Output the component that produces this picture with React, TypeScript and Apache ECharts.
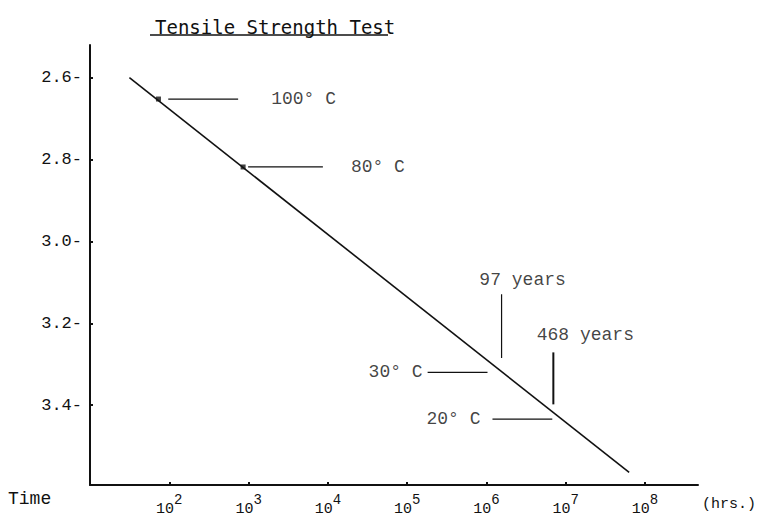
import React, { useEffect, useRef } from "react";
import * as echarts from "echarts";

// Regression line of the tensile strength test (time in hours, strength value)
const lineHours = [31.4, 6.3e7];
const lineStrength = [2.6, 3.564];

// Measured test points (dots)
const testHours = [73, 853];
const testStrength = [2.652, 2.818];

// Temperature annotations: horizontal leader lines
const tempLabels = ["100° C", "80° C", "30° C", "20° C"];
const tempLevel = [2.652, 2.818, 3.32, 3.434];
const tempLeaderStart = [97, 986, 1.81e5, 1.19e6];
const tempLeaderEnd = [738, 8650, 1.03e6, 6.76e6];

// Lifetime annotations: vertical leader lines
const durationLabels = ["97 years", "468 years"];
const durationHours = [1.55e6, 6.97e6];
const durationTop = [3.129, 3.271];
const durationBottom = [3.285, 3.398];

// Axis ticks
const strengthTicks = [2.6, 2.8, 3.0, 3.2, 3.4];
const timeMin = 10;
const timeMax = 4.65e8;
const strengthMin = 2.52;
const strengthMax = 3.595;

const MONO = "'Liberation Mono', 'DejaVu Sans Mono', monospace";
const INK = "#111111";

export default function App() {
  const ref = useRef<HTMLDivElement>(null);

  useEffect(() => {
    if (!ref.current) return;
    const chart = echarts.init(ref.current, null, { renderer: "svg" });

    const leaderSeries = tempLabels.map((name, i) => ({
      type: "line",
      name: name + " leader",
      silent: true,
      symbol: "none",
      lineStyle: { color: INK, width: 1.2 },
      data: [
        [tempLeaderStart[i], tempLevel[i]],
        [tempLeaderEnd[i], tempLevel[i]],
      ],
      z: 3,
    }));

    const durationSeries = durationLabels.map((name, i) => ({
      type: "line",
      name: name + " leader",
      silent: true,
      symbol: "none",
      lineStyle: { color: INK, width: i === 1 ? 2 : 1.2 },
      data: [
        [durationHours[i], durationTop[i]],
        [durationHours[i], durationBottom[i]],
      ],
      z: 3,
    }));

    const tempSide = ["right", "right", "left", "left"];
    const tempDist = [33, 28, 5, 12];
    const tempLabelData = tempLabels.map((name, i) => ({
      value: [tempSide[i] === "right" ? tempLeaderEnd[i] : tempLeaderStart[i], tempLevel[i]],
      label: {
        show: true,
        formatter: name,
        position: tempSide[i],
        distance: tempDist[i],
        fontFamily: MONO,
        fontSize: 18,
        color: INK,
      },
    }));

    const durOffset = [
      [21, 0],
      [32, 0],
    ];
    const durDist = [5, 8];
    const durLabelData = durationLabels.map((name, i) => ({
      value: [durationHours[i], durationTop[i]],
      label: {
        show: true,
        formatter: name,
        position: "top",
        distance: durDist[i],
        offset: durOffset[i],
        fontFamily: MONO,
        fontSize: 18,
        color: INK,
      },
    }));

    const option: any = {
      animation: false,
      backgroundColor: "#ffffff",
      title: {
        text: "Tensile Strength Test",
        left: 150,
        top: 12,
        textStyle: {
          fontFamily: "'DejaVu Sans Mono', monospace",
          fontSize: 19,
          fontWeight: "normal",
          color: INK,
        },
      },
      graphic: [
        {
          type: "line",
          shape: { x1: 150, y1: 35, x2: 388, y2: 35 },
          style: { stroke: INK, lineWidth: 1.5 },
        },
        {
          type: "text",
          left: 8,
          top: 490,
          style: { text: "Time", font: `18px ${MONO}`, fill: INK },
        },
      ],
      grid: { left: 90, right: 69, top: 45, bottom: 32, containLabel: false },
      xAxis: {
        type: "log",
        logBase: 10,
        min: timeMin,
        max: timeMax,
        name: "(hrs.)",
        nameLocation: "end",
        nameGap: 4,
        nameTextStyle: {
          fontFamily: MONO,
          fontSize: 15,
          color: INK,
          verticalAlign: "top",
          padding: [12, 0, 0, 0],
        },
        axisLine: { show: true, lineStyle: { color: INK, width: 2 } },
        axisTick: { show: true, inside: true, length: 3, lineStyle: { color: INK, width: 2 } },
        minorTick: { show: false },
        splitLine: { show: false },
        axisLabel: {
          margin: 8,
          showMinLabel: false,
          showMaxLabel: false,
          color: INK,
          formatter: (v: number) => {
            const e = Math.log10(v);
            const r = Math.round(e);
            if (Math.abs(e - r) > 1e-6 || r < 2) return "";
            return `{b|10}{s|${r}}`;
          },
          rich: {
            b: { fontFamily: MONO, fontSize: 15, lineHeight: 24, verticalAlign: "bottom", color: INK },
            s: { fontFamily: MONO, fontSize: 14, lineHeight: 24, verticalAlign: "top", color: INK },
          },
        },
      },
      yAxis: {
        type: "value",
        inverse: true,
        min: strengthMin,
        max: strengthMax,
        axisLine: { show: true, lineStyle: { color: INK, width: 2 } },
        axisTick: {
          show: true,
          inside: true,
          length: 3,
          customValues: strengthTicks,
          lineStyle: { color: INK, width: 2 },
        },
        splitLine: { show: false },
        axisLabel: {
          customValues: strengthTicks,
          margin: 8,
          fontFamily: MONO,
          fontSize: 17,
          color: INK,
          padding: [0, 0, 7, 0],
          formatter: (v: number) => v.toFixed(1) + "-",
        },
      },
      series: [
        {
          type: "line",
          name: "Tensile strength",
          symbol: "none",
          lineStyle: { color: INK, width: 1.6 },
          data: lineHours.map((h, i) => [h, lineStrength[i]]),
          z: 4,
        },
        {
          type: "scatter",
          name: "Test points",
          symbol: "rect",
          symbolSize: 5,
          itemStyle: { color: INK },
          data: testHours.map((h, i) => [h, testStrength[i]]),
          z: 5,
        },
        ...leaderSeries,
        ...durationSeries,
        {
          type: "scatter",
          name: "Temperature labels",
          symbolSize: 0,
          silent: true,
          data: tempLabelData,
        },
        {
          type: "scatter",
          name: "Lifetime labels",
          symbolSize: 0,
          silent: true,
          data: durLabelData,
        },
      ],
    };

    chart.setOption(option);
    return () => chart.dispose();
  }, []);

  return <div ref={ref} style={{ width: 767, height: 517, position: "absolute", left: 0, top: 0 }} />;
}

● **Stated task**
Skip every picture and return the lines above from the top through the one that contains "const ref = useRef<HTMLDivElement>(null);".

● **Full answer**
Output the component that produces this picture with React, TypeScript and Apache ECharts.
import React, { useEffect, useRef } from "react";
import * as echarts from "echarts";

// Regression line of the tensile strength test (time in hours, strength value)
const lineHours = [31.4, 6.3e7];
const lineStrength = [2.6, 3.564];

// Measured test points (dots)
const testHours = [73, 853];
const testStrength = [2.652, 2.818];

// Temperature annotations: horizontal leader lines
const tempLabels = ["100° C", "80° C", "30° C", "20° C"];
const tempLevel = [2.652, 2.818, 3.32, 3.434];
const tempLeaderStart = [97, 986, 1.81e5, 1.19e6];
const tempLeaderEnd = [738, 8650, 1.03e6, 6.76e6];

// Lifetime annotations: vertical leader lines
const durationLabels = ["97 years", "468 years"];
const durationHours = [1.55e6, 6.97e6];
const durationTop = [3.129, 3.271];
const durationBottom = [3.285, 3.398];

// Axis ticks
const strengthTicks = [2.6, 2.8, 3.0, 3.2, 3.4];
const timeMin = 10;
const timeMax = 4.65e8;
const strengthMin = 2.52;
const strengthMax = 3.595;

const MONO = "'Liberation Mono', 'DejaVu Sans Mono', monospace";
const INK = "#111111";

export default function App() {
  const ref = useRef<HTMLDivElement>(null);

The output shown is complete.